Las Cruces City Councilors reviewed proposed ordinance revisions for the Animal Service Center of the Mesilla Valley during Monday’s work session.
Animal Service Center of the Mesilla Valley Executive Director Clint Thacker outlined proposed revisions to the current animal control ordinance, which would include eliminating the pet licensing requirement, in favor of relying on microchipping. Historically, licensing has been required to ensure animals receive the rabies vaccine, something Thacker says can be regulated differently.
“Now people are starting to question, ‘What do I get out of my license?’ The answer really is maybe another form of ID, is what we get out of it, because the actual rabies [shot] is still required by law,” Thacker said. “So, what we're stating is you can take and remove the license part out of it, have the microchip, the animal control officers will still be able to enforce not having a rabies [shot].”
The council also focused on how to reduce the number of feral and community cats within the city. It’s something Councilor Tessa Abeyta-Stuve says has become an increasingly large problem.
“In my district, I definitely have some neighborhoods that have seen these increased amounts coming back and honestly it's very heartbreaking for the owners that are facing these sorts of issues from cats,” Abeyta-Stuve said. “We have a few powerful stories in our district about, you know, the damage that cats have done to homes.”
New changes to the animal control ordinance would establish a Trap-Neuter-Return program, which would sterilize and microchip cats before returning them to the area they were originally found. Councilor Abeyta-Stuve highlighted the need for a permanent humane solution.
“If you have a lot of cats in the neighborhood, well another cat is just going to claim that territory,” Abeyta-Stuve said. “And so, we're not necessarily reducing the problem by taking away that one cat, if there's still so many around. So, if this is a program that can help eventually reduce the amount of cats that we're seeing, especially with kittens and everything, it’s something I think might be very successful.”
Last year 971 cats were brought in by animal control. The amount of cat complaints increased significantly in 2020, a fact Animal Control Officer Gino Jimenez attributes to the COVID pandemic.

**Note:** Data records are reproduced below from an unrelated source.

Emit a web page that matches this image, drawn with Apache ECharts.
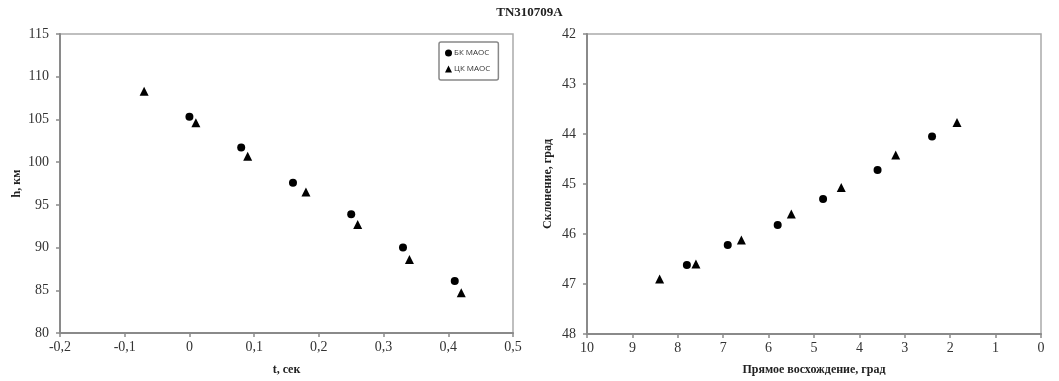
<!DOCTYPE html>
<html>
<head>
<meta charset="utf-8">
<script src="https://cdn.jsdelivr.net/npm/echarts@6/dist/echarts.min.js"></script>
<style>
html,body{margin:0;padding:0;background:#fff;}
#chart{width:1059px;height:381px;}
</style>
</head>
<body>
<div id="chart"></div>
<script>
// h(t) panel
var bkT = [0, 0.08, 0.16, 0.25, 0.33, 0.41];
var bkH = [105.3, 101.7, 97.6, 93.9, 90.0, 86.1];
var ckT = [-0.07, 0.01, 0.09, 0.18, 0.26, 0.34, 0.42];
var ckH = [108.3, 104.6, 100.7, 96.5, 92.7, 88.6, 84.7];

// RA / Dec panel
var bkRA = [2.4, 3.6, 4.8, 5.8, 6.9, 7.8];
var bkDec = [44.05, 44.72, 45.3, 45.82, 46.22, 46.62];
var ckRA = [1.85, 3.2, 4.4, 5.5, 6.6, 7.6, 8.4];
var ckDec = [43.77, 44.42, 45.07, 45.6, 46.12, 46.6, 46.9];

var seriesNames = ['БК МАОС', 'ЦК МАОС'];

function pairs(xs, ys) {
    var list = [];
    for (var i = 0; i < xs.length; i++) {
        list.push([xs[i], ys[i]]);
    }
    return list;
}

var serif = '"Liberation Serif", "DejaVu Serif", serif';
var axisLine = {show: true, onZero: false, lineStyle: {color: '#8a8a8a', width: 2}};
var axisTick = {show: true, inside: false, length: 4, lineStyle: {color: '#8a8a8a', width: 1.5}};
var xLabel = {color: '#333', fontFamily: serif, fontSize: 14, margin: 7};
var yLabel = {color: '#333', fontFamily: serif, fontSize: 14, margin: 11};
var nameStyle = {color: '#222', fontFamily: serif, fontSize: 12, fontWeight: 'bold'};
var markStyle = {color: '#000', opacity: 1};

var chart = echarts.init(document.getElementById('chart'));
chart.setOption({
    animation: false,
    title: {
        text: 'TN310709A',
        left: 'center',
        top: 1,
        textStyle: {fontFamily: serif, fontSize: 13, fontWeight: 'bold', color: '#222'}
    },
    legend: {
        orient: 'vertical',
        left: 439,
        top: 42,
        width: 69,
        padding: [7, 8, 7, 6],
        itemGap: 8,
        itemWidth: 7,
        itemHeight: 7,
        borderColor: '#888',
        borderWidth: 1.5,
        borderRadius: 2,
        data: seriesNames,
        textStyle: {fontSize: 8, color: '#333', fontFamily: '"Open Sans", sans-serif', padding: [0, 0, 0, -3]}
    },
    grid: [
        {left: 60, right: 546, top: 34, bottom: 44, show: true, borderColor: '#aaa', borderWidth: 1.5},
        {left: 587, right: 18, top: 34, bottom: 46, show: true, borderColor: '#aaa', borderWidth: 1.5}
    ],
    xAxis: [
        {
            gridIndex: 0, type: 'value', min: -0.2, max: 0.5, interval: 0.1,
            name: 't, сек', nameLocation: 'middle', nameGap: 31, nameTextStyle: nameStyle,
            splitLine: {show: false}, axisLine: axisLine, axisTick: axisTick,
            axisLabel: {color: '#333', fontFamily: serif, fontSize: 14, margin: 7, formatter: function (v) {
                return (Math.round(v * 10) / 10).toString().replace('.', ',');
            }}
        },
        {
            gridIndex: 1, type: 'value', min: 0, max: 10, interval: 1, inverse: true,
            name: 'Прямое восхождение, град', nameLocation: 'middle', nameGap: 30, nameTextStyle: nameStyle,
            splitLine: {show: false}, axisLine: axisLine, axisTick: axisTick, axisLabel: xLabel
        }
    ],
    yAxis: [
        {
            gridIndex: 0, type: 'value', min: 80, max: 115, interval: 5,
            name: 'h, км', nameLocation: 'middle', nameGap: 37, nameTextStyle: nameStyle,
            splitLine: {show: false}, axisLine: axisLine, axisTick: axisTick, axisLabel: yLabel
        },
        {
            gridIndex: 1, type: 'value', min: 42, max: 48, interval: 1, inverse: true,
            name: 'Склонение, град', nameLocation: 'middle', nameGap: 33, nameTextStyle: nameStyle,
            splitLine: {show: false}, axisLine: axisLine, axisTick: axisTick, axisLabel: yLabel
        }
    ],
    series: [
        {name: seriesNames[0], type: 'scatter', xAxisIndex: 0, yAxisIndex: 0, symbol: 'circle', symbolSize: 8,
            itemStyle: markStyle, data: pairs(bkT, bkH)},
        {name: seriesNames[1], type: 'scatter', xAxisIndex: 0, yAxisIndex: 0, symbol: 'triangle', symbolSize: 9,
            itemStyle: markStyle, data: pairs(ckT, ckH)},
        {name: seriesNames[0], type: 'scatter', xAxisIndex: 1, yAxisIndex: 1, symbol: 'circle', symbolSize: 8,
            itemStyle: markStyle, data: pairs(bkRA, bkDec)},
        {name: seriesNames[1], type: 'scatter', xAxisIndex: 1, yAxisIndex: 1, symbol: 'triangle', symbolSize: 9,
            itemStyle: markStyle, data: pairs(ckRA, ckDec)}
    ]
});
</script>
</body>
</html>
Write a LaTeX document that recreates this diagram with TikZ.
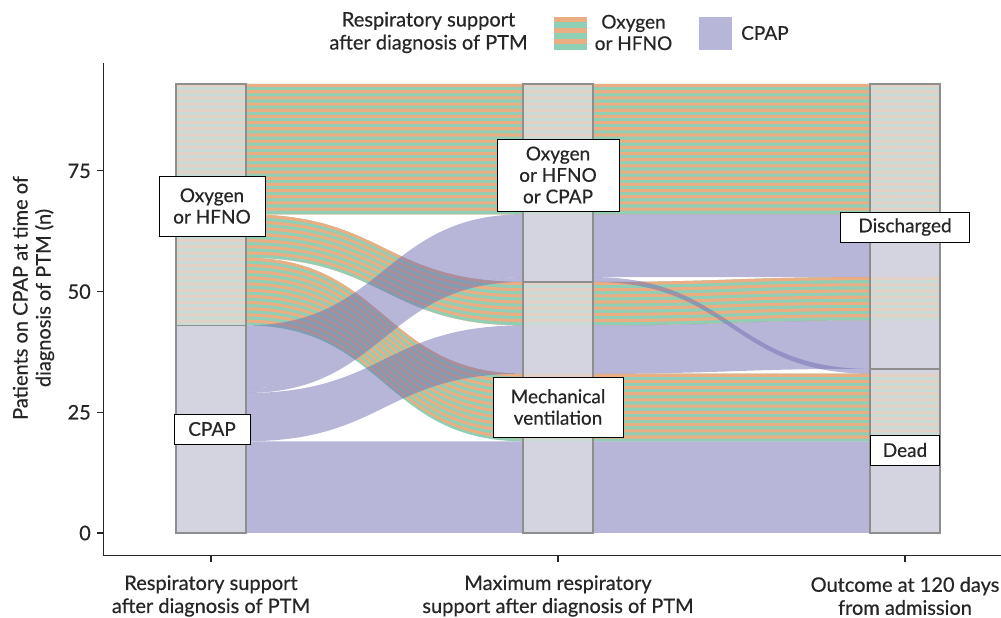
\documentclass[tikz,border=0pt]{standalone}
\usepackage{fontspec}
\setmainfont{Lato}[FakeBold=0.5]
\definecolor{purflow}{HTML}{716DB1}
\definecolor{purkey}{HTML}{B8B6D8}
\definecolor{stripeA}{HTML}{EAAE82}
\definecolor{stripeB}{HTML}{8ECFB6}
\definecolor{barfill}{HTML}{E1E1E4}
\definecolor{barline}{HTML}{8E8E8E}
\definecolor{txt}{HTML}{262626}
\newcommand\alluvband[6]{%
 \fill[#6] (176,{#1+#4}) -- (246,{#1+#4}) .. controls (384.5,{#1+#4}) and (384.5,{#2+#4}) .. (523,{#2+#4}) -- (593,{#2+#4}) .. controls (731.5,{#2+#4}) and (731.5,{#3+#4}) .. (870,{#3+#4}) -- (940,{#3+#4}) -- (940,{#3+#5}) -- (870,{#3+#5}) .. controls (731.5,{#3+#5}) and (731.5,{#2+#5}) .. (593,{#2+#5}) -- (523,{#2+#5}) .. controls (384.5,{#2+#5}) and (384.5,{#1+#5}) .. (246,{#1+#5}) -- (176,{#1+#5}) -- cycle;}
\newcommand\stripedband[4]{%
 \alluvband{#1}{#2}{#3}{0}{#4}{stripeB}
 \pgfmathsetmacro\nstr{int(ceil(#4/(2*0.64)))-1}
 \foreach \k in {0,...,\nstr}{
   \pgfmathsetmacro\tA{max(0,#4-(2*\k+1)*0.64)}
   \pgfmathsetmacro\tB{#4-2*\k*0.64}
   \alluvband{#1}{#2}{#3}{\tA}{\tB}{stripeA}
 }}
\tikzset{
  purband/.style={purflow, fill opacity=0.5},
  stratum/.style={fill=barfill, fill opacity=0.7, draw=barline, line width=1.5pt},
  lbl/.style={draw=black, fill=white, line width=0.9pt, inner sep=0pt, align=center, text=txt, font=\fontsize{19}{21.5}\selectfont},
  axtxt/.style={text=txt, align=center, font=\fontsize{20}{23}\selectfont, inner sep=0pt},
  axline/.style={draw=txt, line width=1.1pt}
}
\begin{document}
\begin{tikzpicture}[x=1pt,y=1pt]
\useasboundingbox (0,0) rectangle (1001,618);
% ---- flows (data coordinates) ----
\begin{scope}[yshift=85pt, y=4.828pt]
 \stripedband{66}{66}{66}{27}
 \stripedband{57}{43}{44}{9}
 \stripedband{43}{19}{19}{14}
 \alluvband{30}{53}{53}{0}{13}{purband}
 \alluvband{29}{52}{33}{0}{1}{purband}
 \alluvband{19}{33}{34}{0}{10}{purband}
 \alluvband{0}{0}{0}{0}{19}{purband}
 % strata
 \path[stratum] (176,0) rectangle (246,43);
 \path[stratum] (176,43) rectangle (246,93);
 \path[stratum] (523,0) rectangle (593,52);
 \path[stratum] (523,52) rectangle (593,93);
 \path[stratum] (870,0) rectangle (940,34);
 \path[stratum] (870,34) rectangle (940,93);
\end{scope}
% ---- pixel coordinates ----
\begin{scope}[yshift=618pt, y=-1pt]
 % axes
 \coordinate (axtop) at (103.5,63);
 \coordinate (axorig) at (103.5,555.5);
 \coordinate (axright) at (1001,555.5);
 \draw[axline] (axtop) -- (axorig) -- (axright);
 \foreach \v/\nm in {0/t0,25/t25,50/t50,75/t75}{
   \coordinate (\nm) at (103.5,{533-4.828*\v});
   \draw[axline] (\nm) -- ++(-6.5,0);
   \node[axtxt, anchor=east] (\nm lab) at (91,{533-4.828*\v}) {\v};
 }
 \foreach \xx/\nm in {211/xa,558/xb,905/xc}{
   \coordinate (\nm) at (\xx,555.5);
   \draw[axline] (\nm) -- ++(0,7);
 }
 \node[axtxt] (xalab) at (211,596) {Respiratory support\\after diagnosis of PTM};
 \node[axtxt] (xblab) at (558,596) {Maximum respiratory\\support after diagnosis of PTM};
 \node[axtxt] (xclab) at (905,596) {Outcome at 120 days\\from admission};
 \node[axtxt, rotate=90] (ylab) at (33.5,298) {Patients on CPAP at time of\\diagnosis of PTM (n)};
 % stratum labels
 \node[lbl, minimum width=106pt, minimum height=60pt] (s1) at (212,206) {Oxygen\\or HFNO};
 \node[lbl, minimum width=76pt, minimum height=30pt] (s2) at (212,429) {CPAP};
 \node[lbl, minimum width=122pt, minimum height=72pt] (s3) at (558,175) {Oxygen\\or HFNO\\or CPAP};
 \node[lbl, minimum width=130pt, minimum height=60pt] (s4) at (558,407) {Mechanical\\ventilation};
 \node[lbl, minimum width=129pt, minimum height=30pt] (s5) at (905,227) {Discharged};
 \node[lbl, minimum width=69pt, minimum height=30pt] (s6) at (905,450) {Dead};
 % legend
 \node[axtxt] (legtitle) at (428.5,32.5) {Respiratory support\\after diagnosis of PTM};
 \foreach \i in {0,1,2}{
   \fill[stripeA] (554,{17+11*\i}) rectangle (587,{22.5+11*\i});
   \fill[stripeB] (554,{22.5+11*\i}) rectangle (587,{28+11*\i});
 }
 \node[axtxt, font=\fontsize{19}{21.5}\selectfont] (legox) at (633.5,32.5) {Oxygen\\or HFNO};
 \fill[purkey] (699,17) rectangle (732,50);
 \node[axtxt, anchor=west, font=\fontsize{19}{21.5}\selectfont] (legcp) at (741,33) {CPAP};
\end{scope}
\end{tikzpicture}
\end{document}
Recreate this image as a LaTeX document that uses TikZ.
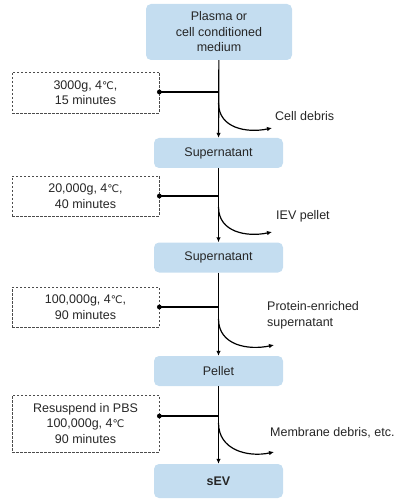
\documentclass[tikz,border=0pt]{standalone}
\usepackage{fontspec}
\setmainfont{Liberation Sans}
\newfontfamily\symfont{DejaVu Sans}
\newcommand{\degc}{{\symfont\fontsize{10.5}{12}\selectfont ℃}}
\usetikzlibrary{arrows.meta}
\definecolor{boxblue}{RGB}{196,221,240}

\begin{document}
\begin{tikzpicture}[x=1pt, y=-1pt, font=\fontsize{12.5}{15.5}\selectfont,
    >={Latex[length=5pt,width=4.5pt]},
    every node/.style={text=black!85},
    stagebox/.style={fill=boxblue, rounded corners=5pt, minimum width=129pt,
      minimum height=30pt, align=center, inner sep=0pt},
    spinbox/.style={draw=black!70, dash pattern=on 2.5pt off 1.5pt, line width=0.7pt,
      minimum width=147pt, align=center, inner sep=0pt},
    flow/.style={line width=1.2pt, ->}]
        \useasboundingbox (0,0) rectangle (395,502);
        \node[stagebox, minimum width=146pt, minimum height=56pt] (plasma) at (219,32) {Plasma or\\cell conditioned\\medium};
        \node[stagebox] (sup1) at (218.5,153) {Supernatant};
        \node[stagebox] (sup2) at (218.5,257.5) {Supernatant};
        \node[stagebox] (pellet) at (218.5,371) {Pellet};
        \node[stagebox, minimum height=34pt] (sev) at (218.5,481) {\bfseries sEV};
        \foreach \a/\b in {plasma/sup1, sup1/sup2, sup2/pellet, pellet/sev}
          \draw[flow] (\a) -- (\b);
        \node[spinbox, minimum height=41pt] (spin1) at (85.5,92.5) {3000g, 4\degc,\\15 minutes};
        \node[spinbox, minimum height=40pt] (spin2) at (85.5,196) {20,000g, 4\degc,\\40 minutes};
        \node[spinbox, minimum height=40pt] (spin3) at (85.5,307) {100,000g, 4\degc,\\90 minutes};
        \node[spinbox, minimum height=57pt] (spin4) at (85.5,423.5) {Resuspend in PBS\\100,000g, 4\degc\\90 minutes};
        \coordinate (j1) at (218.5,92);
        \coordinate (j2) at (218.5,196);
        \coordinate (j3) at (218.5,307);
        \coordinate (j4) at (218.5,416);
        \foreach \n in {1,2,3,4} {
          \draw[line width=1.2pt] (spin\n.east |- j\n) -- (j\n);
          \fill (spin\n.east |- j\n) circle (2.4pt);
        }
        \coordinate (c1) at (218.5,103);  \coordinate (e1) at (272,128);
        \coordinate (c2) at (218.5,207);  \coordinate (e2) at (272,232);
        \coordinate (c3) at (218.5,319);  \coordinate (e3) at (274,345);
        \coordinate (c4) at (218.5,423);  \coordinate (e4) at (274,452);
        \foreach \n in {1,2,3,4}
          \draw[flow] (c\n) to[out=-90, in=192, looseness=1.1] (e\n);
        \node[anchor=west, inner sep=0pt] (waste1) at (275,116) {Cell debris};
        \node[anchor=west, inner sep=0pt] (waste2) at (276,216) {IEV pellet};
        \node[anchor=west, inner sep=0pt, align=left] (waste3) at (267,315.5) {Protein-enriched\\supernatant};
        \node[anchor=west, inner sep=0pt] (waste4) at (270,433) {Membrane debris, etc.};
      \end{tikzpicture}
\end{document}
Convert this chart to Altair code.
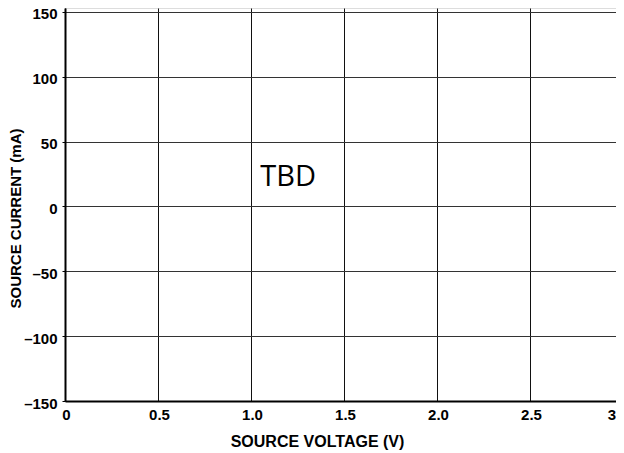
import altair as alt
import pandas as pd

# Axis ticks / labels
x_ticks = [0, 0.5, 1.0, 1.5, 2.0, 2.5, 3.0]
y_ticks = [-150, -100, -50, 0, 50, 100, 150]
x_domain = [0, 3.0]
y_domain = [-150, 153]

# Annotation placed at data coordinates
note_text = ["TBD"]
note_x = [1.2]
note_y = [23]

notes = pd.DataFrame({"x": note_x, "y": note_y, "t": note_text})

FONT = "Liberation Sans"

x_enc = alt.X(
    "x:Q",
    scale=alt.Scale(domain=x_domain, nice=False, zero=False),
    axis=alt.Axis(
        values=x_ticks,
        title="SOURCE VOLTAGE (V)",
        labelExpr="datum.value == 0 ? '0' : format(datum.value, '.1f')",
        grid=True,
        gridColor="#111111",
        gridWidth=1,
        domainColor="#000000",
        domainWidth=2,
        ticks=False,
        labelPadding=6,
        labelFont=FONT,
        labelFontWeight="bold",
        labelFontSize=15,
        labelColor="#000000",
        labelFlush=False,
        labelOverlap=False,
        labelAlign={"condition": {"test": "datum.value >= 3", "value": "right"}, "value": "center"},
        labelOffset={"condition": {"test": "datum.value >= 3", "value": 5}, "value": 1},
        titleFont=FONT,
        titleFontWeight="bold",
        titleFontSize=16,
        titleColor="#000000",
        titleX=252,
        titleY=45,
        titleBaseline="alphabetic",
        titleAnchor="start",
        titleAlign="center",
    ),
)

y_enc = alt.Y(
    "y:Q",
    scale=alt.Scale(domain=y_domain, nice=False, zero=False),
    axis=alt.Axis(
        values=y_ticks,
        title="SOURCE CURRENT (mA)",
        labelExpr="datum.value < 0 ? '\u2013' + abs(datum.value) : datum.label",
        grid=True,
        gridColor="#333333",
        gridWidth=1,
        domainColor="#000000",
        domainWidth=2,
        ticks=True,
        tickSize=3,
        tickColor="#000000",
        labelPadding=5,
        labelOffset=2,
        labelFont=FONT,
        labelFontWeight="bold",
        labelFontSize=15,
        labelColor="#000000",
        labelFlush=False,
        labelOverlap=False,
        titleFont=FONT,
        titleFontWeight="bold",
        titleFontSize=15,
        titleColor="#000000",
        titleAngle=270,
        titleX=-50,
        titleY=210,
        titleBaseline="middle",
        titleAlign="center",
        titleAnchor="start",
    ),
)

chart = (
    alt.Chart(notes)
    .mark_text(font="Open Sans", fontSize=29, fontWeight="normal", color="#000000", baseline="middle", align="center")
    .encode(x=x_enc, y=y_enc, text="t:N")
    .properties(
        width=558,
        height=393,
        autosize=alt.AutoSizeParams(type="none"),
        padding={"left": 57, "top": 0, "right": -7, "bottom": 50},
    )
    .configure_view(stroke=None)
    .configure(background="#ffffff")
)

chart.save("out.html", embed_options={"renderer": "svg", "actions": False})
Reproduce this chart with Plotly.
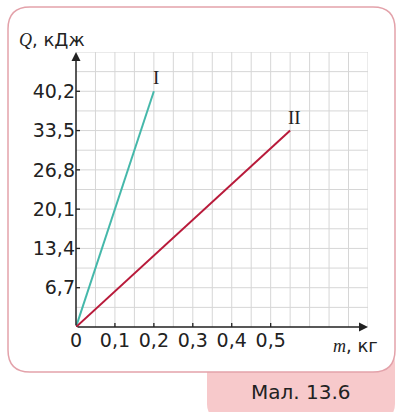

“I can say that over the last year is probably when we've seen the majority of our cat complaints,” Jimenez said. “And I don't want to say this 100%, but I believe it's all because of COVID. You know, we've had to cut down on our services because of COVID. We didn't want to expose citizens to us. We don’t know if we have it.”
Public Health Professional Athena Huckaby stressed how changes to the ordinance should include collecting data on the total number of feral and community cats within the city.
“For this ordinance to function well, and to move Las Cruces toward proactive holistic data-driven solutions, implementation must include certain key elements,” Huckaby said. “These include a data collection piece in which we engage with researchers to estimate the number of free-roaming cats in the area and see how that number changes over time.”
The city is currently looking at the possibility of fast tracking the Trap-Neuter-Return program through a separate resolution following calls for urgency by Councilor Kasandra Gandara.
“I would recommend, and I’d love to pull this TNR, this community cat portion out, and get this on the books rather quickly,” Gandara said. “I'd love to get the nod and the go-ahead to do this, so we could start implementing this program right away because we're very behind. And that would be my recommendation, is pulling that portion and getting this going.”